Risk and reward
Several lines of evidence suggest that the brain circuitry involved in emotional responses is changing during the teen years.
Functional brain imaging studies, for example, suggest that the responses of teens to emotionally loaded images and situations are heightened, relative to younger children and adults. The brain changes underlying these patterns involve signaling molecules that are part of the reward system with which the brain motivates behaviour.
These changes shape how much different parts of the brain are activated in response to experience and in terms of behaviour, the urgency and intensity of emotional reactions.

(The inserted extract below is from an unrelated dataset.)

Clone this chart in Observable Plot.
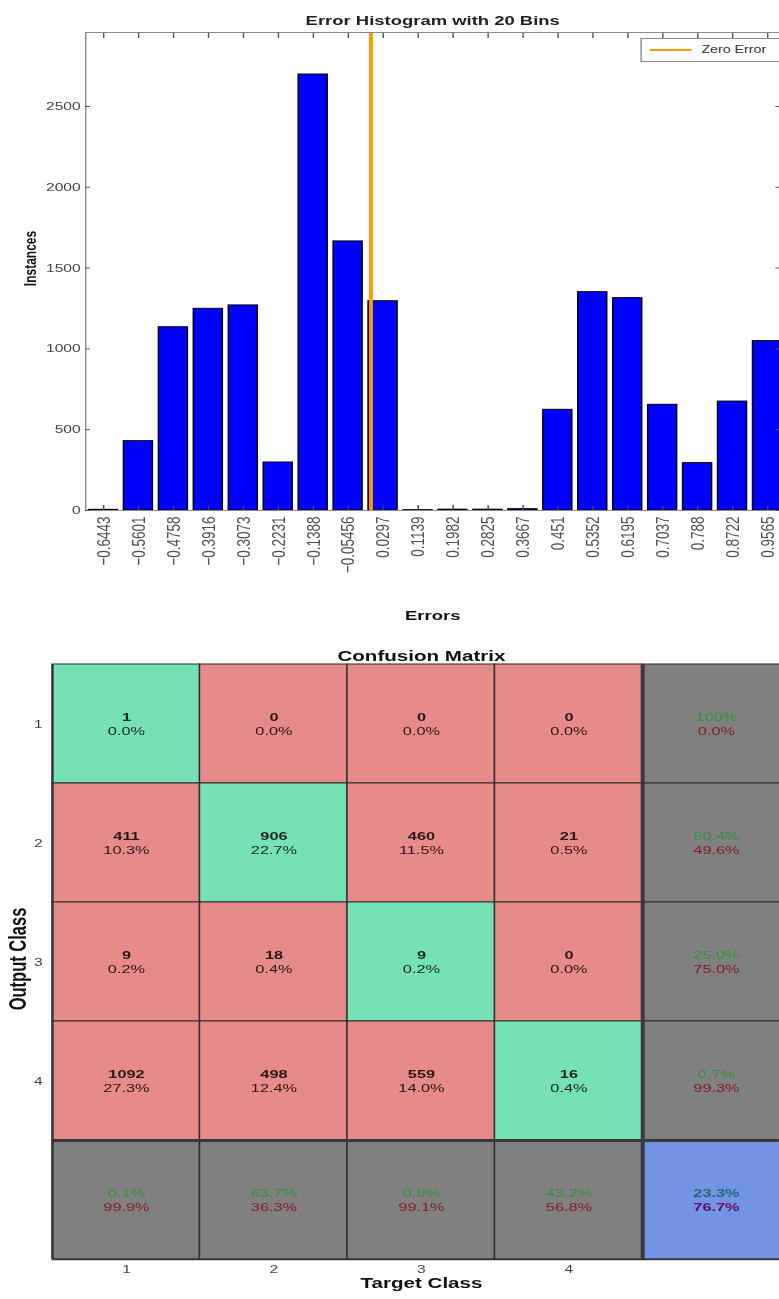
<!DOCTYPE html>
<html>
<head>
<meta charset="utf-8">
<script src="https://cdn.jsdelivr.net/npm/d3@7"></script>
<script src="https://cdn.jsdelivr.net/npm/@observablehq/plot@0.6"></script>
<style>
  html, body { margin: 0; padding: 0; background: #fff; }
  #outer { position: relative; width: 779px; height: 1299px; overflow: hidden; background: #fff; }
  #inner { position: absolute; left: 0; top: 0; height: 1299px; transform-origin: 0 0; }
  #hist { position: absolute; left: 0; top: 0; }
  #cm { position: absolute; left: 0; top: 640px; }
  #legend { position: absolute; top: 38px; height: 22px; border: 1px solid #8c8c8c; background: #fff;
            font-family: "Liberation Sans", Arial, sans-serif; font-size: 10px; color: #333; }
  #legend svg { position: absolute; left: 0; top: 0; }
  #legend span { position: absolute; top: 5px; }
</style>
</head>
<body>
<div id="outer"><div id="inner"><div id="hist"></div><div id="legend"></div><div id="cm"></div></div></div>
<script>
// ---------- data ----------
const binCenters = [-0.6443, -0.5601, -0.4758, -0.3916, -0.3073, -0.2231, -0.1388, -0.05456, 0.0297, 0.1139,
                    0.1982, 0.2825, 0.3667, 0.451, 0.5352, 0.6195, 0.7037, 0.788, 0.8722, 0.9565];
const binLabels = ["\u22120.6443", "\u22120.5601", "\u22120.4758", "\u22120.3916", "\u22120.3073", "\u22120.2231",
                   "\u22120.1388", "\u22120.05456", "0.0297", "0.1139", "0.1982", "0.2825", "0.3667", "0.451",
                   "0.5352", "0.6195", "0.7037", "0.788", "0.8722", "0.9565"];
const instances = [4, 429, 1134, 1248, 1269, 297, 2698, 1665, 1295, 2, 5, 5, 8, 623, 1351, 1314, 654, 293, 674, 1048];
const yTicks = [0, 500, 1000, 1500, 2000, 2500];
const zeroError = [0];

const classes = [1, 2, 3, 4];
const counts = [[1, 0, 0, 0], [411, 906, 460, 21], [9, 18, 9, 0], [1092, 498, 559, 16]];
const percents = [["0.0%", "0.0%", "0.0%", "0.0%"], ["10.3%", "22.7%", "11.5%", "0.5%"],
                  ["0.2%", "0.4%", "0.2%", "0.0%"], ["27.3%", "12.4%", "14.0%", "0.4%"]];
const rowCorrect = ["100%", "50.4%", "25.0%", "0.7%"];
const rowWrong = ["0.0%", "49.6%", "75.0%", "99.3%"];
const colCorrect = ["0.1%", "63.7%", "0.9%", "43.2%"];
const colWrong = ["99.9%", "36.3%", "99.1%", "56.8%"];
const overall = ["23.3%", "76.7%"];

// ---------- layout / style ----------
const S = 1.42;               // horizontal stretch of the original picture
const W = 779 / S;
const FONT = '"Liberation Sans", Arial, Helvetica, sans-serif';
const BAR_W = 0.07;
document.getElementById("inner").style.width = W + "px";
document.getElementById("inner").style.transform = `scaleX(${S})`;

// ---------- histogram ----------
const bins = binCenters.map((c, i) => ({c, n: instances[i]}));
const labelOf = d => binLabels[binCenters.indexOf(d)];

const hist = Plot.plot({
  width: W, height: 640,
  marginTop: 32, marginBottom: 130, marginLeft: 85 / S, marginRight: 0,
  style: {fontFamily: FONT, background: "transparent"},
  x: {domain: [-0.6877, 0.9854]},
  y: {domain: [0, 2958]},
  marks: [
    Plot.rectY(bins, {x1: d => d.c - BAR_W / 2, x2: d => d.c + BAR_W / 2, y1: 0, y2: "n",
                      fill: "#0000ff", stroke: "#000", strokeWidth: 1}),
    Plot.ruleX(zeroError, {stroke: "#ff9a00", strokeWidth: 2.8}),
    Plot.frame({stroke: "#8a8a8a"}),
    Plot.axisX({anchor: "bottom", ticks: binCenters, tickFormat: labelOf, tickRotate: -90, tickSize: -5,
                tickPadding: 11, textAnchor: "end", fontSize: 13.5, fill: "#505050", stroke: "#444", label: null}),
    Plot.axisX({anchor: "top", ticks: binCenters, tickFormat: () => "", tickSize: -5, stroke: "#555", label: null}),
    Plot.axisY({anchor: "left", ticks: yTicks, tickFormat: d => String(d), tickSize: -5 / S, tickPadding: 10 / S,
                fontSize: 11, fill: "#454545", stroke: "#555", label: null}),
    Plot.axisY({anchor: "right", ticks: yTicks, tickFormat: () => "", tickSize: -5 / S, stroke: "#555", label: null}),
    Plot.text(["Error Histogram with 20 Bins"], {text: d => d, frameAnchor: "top", dy: -17,
               fontSize: 13, fontWeight: "bold", fill: "#222"}),
    Plot.text(["Instances"], {text: d => d, frameAnchor: "left", textAnchor: "middle", dx: -55 / S, dy: -13,
               rotate: -90, fontSize: 12, fontWeight: "bold", fill: "#111"}),
    Plot.text(["Errors"], {text: d => d, frameAnchor: "bottom", dy: 110, fontSize: 13,
               fontWeight: "bold", fill: "#111"})
  ]
});
document.getElementById("hist").append(hist);

// legend
const legend = document.getElementById("legend");
legend.style.left = (640 / S) + "px";
legend.style.width = (150 / S) + "px";
legend.innerHTML = `<svg width="${50 / S}" height="22"><line x1="${8 / S}" x2="${54 / S}" y1="11" y2="11" stroke="#ff9a00" stroke-width="2"/></svg><span style="left:${60 / S}px">Zero Error</span>`;

// ---------- confusion matrix ----------
const fills = {correct: "#76e1b4", wrong: "#e68a8a", summary: "#808080", overall: "#7493e3"};
const top1 = {correct: "#17261e", wrong: "#2a1818", summary: "#2f9436", overall: "#1d6a75"};
const top2 = {correct: "#17261e", wrong: "#2a1818", summary: "#851d22", overall: "#5a1264"};
const cells = [];
classes.forEach((r, ri) => classes.forEach((c, ci) => cells.push({
  row: r, col: c, type: r === c ? "correct" : "wrong", l1: String(counts[ri][ci]), l2: percents[ri][ci]})));
classes.forEach((r, ri) => cells.push({row: r, col: 5, type: "summary", l1: rowCorrect[ri], l2: rowWrong[ri]}));
classes.forEach((c, ci) => cells.push({row: 5, col: c, type: "summary", l1: colCorrect[ci], l2: colWrong[ci]}));
cells.push({row: 5, col: 5, type: "overall", l1: overall[0], l2: overall[1]});

const isMain = d => d.type === "correct" || d.type === "wrong";
const isSummary = d => d.type === "summary";
const isOverall = d => d.type === "overall";

const cm = Plot.plot({
  width: W, height: 659,
  marginTop: 24, marginBottom: 40, marginLeft: 52 / S, marginRight: 0,
  style: {fontFamily: FONT, background: "transparent"},
  x: {domain: [0.5, 5.5], range: [52 / S, 789.5 / S]},
  y: {domain: [0.5, 5.5], range: [24, 619]},
  marks: [
    Plot.rect(cells, {x1: d => d.col - 0.5, x2: d => d.col + 0.5, y1: d => d.row - 0.5, y2: d => d.row + 0.5,
                      fill: d => fills[d.type], stroke: "#2e2e2e", strokeWidth: 1}),
    Plot.ruleX([4.5], {stroke: "#3a3a3a", strokeWidth: 4 / S}),
    Plot.ruleY([4.5], {stroke: "#3a3a3a", strokeWidth: 3}),
    Plot.ruleX([0.5], {stroke: "#333", strokeWidth: 2 / S}),
    Plot.ruleY([5.5], {stroke: "#333", strokeWidth: 1.5}),
    // main cells: bold count + percentage
    Plot.text(cells, {filter: isMain, x: "col", y: "row", text: "l1", dy: -7, fontSize: 11.5, fontWeight: "bold",
                      fill: d => top1[d.type]}),
    Plot.text(cells, {filter: isMain, x: "col", y: "row", text: "l2", dy: 7, fontSize: 11.5,
                      fill: d => top2[d.type]}),
    // summary cells
    Plot.text(cells, {filter: isSummary, x: "col", y: "row", text: "l1", dy: -7, fontSize: 11.5,
                      fill: d => top1[d.type]}),
    Plot.text(cells, {filter: isSummary, x: "col", y: "row", text: "l2", dy: 7, fontSize: 11.5,
                      fill: d => top2[d.type]}),
    // overall cell
    Plot.text(cells, {filter: isOverall, x: "col", y: "row", text: "l1", dy: -7, fontSize: 11.5, fontWeight: "bold",
                      fill: d => top1[d.type]}),
    Plot.text(cells, {filter: isOverall, x: "col", y: "row", text: "l2", dy: 7, fontSize: 11.5, fontWeight: "bold",
                      fill: d => top2[d.type]}),
    Plot.axisY({ticks: classes, tickFormat: d => String(d), tickSize: 0, tickPadding: 10 / S, fontSize: 11,
                fill: "#444", label: null}),
    Plot.axisX({ticks: classes, tickFormat: d => String(d), tickSize: 0, tickPadding: 6, fontSize: 11,
                fill: "#444", label: null}),
    Plot.text(["Confusion Matrix"], {text: d => d, x: () => 3, frameAnchor: "top", dy: -14,
               fontSize: 14.5, fontWeight: "bold", fill: "#111"}),
    Plot.text(["Target Class"], {text: d => d, x: () => 3, frameAnchor: "bottom", dy: 29,
               fontSize: 14.5, fontWeight: "bold", fill: "#111"}),
    Plot.text(["Output Class"], {text: d => d, frameAnchor: "left", textAnchor: "middle", dx: -34 / S, dy: -3,
               rotate: -90, fontSize: 16.5, fontWeight: "bold", fill: "#111"})
  ]
});
document.getElementById("cm").append(cm);
</script>
</body>
</html>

An understanding of how the brain of an adolescent is changing may help explain a puzzling contradiction of adolescence. Young people at this age are close to a peak of physical health, strength, and mental capacity and yet for some, there are many hazards. Rates of death between ages 15 to 19 are about 6 times that of the rate between ages of 10 to 14. Crime rates are highest among young males and rates of alcohol abuse are high relative to other ages.
Even though most adolescents come through this transitional age well, it’s important to understand the risk factors for behaviour that can have serious consequences. Genes, childhood experience, and the environment in which a young person reaches adolescence all shape behaviour. Adding to this complex picture, research is revealing how all these factors act in the context of a brain that is changing, with its own impact on behaviour.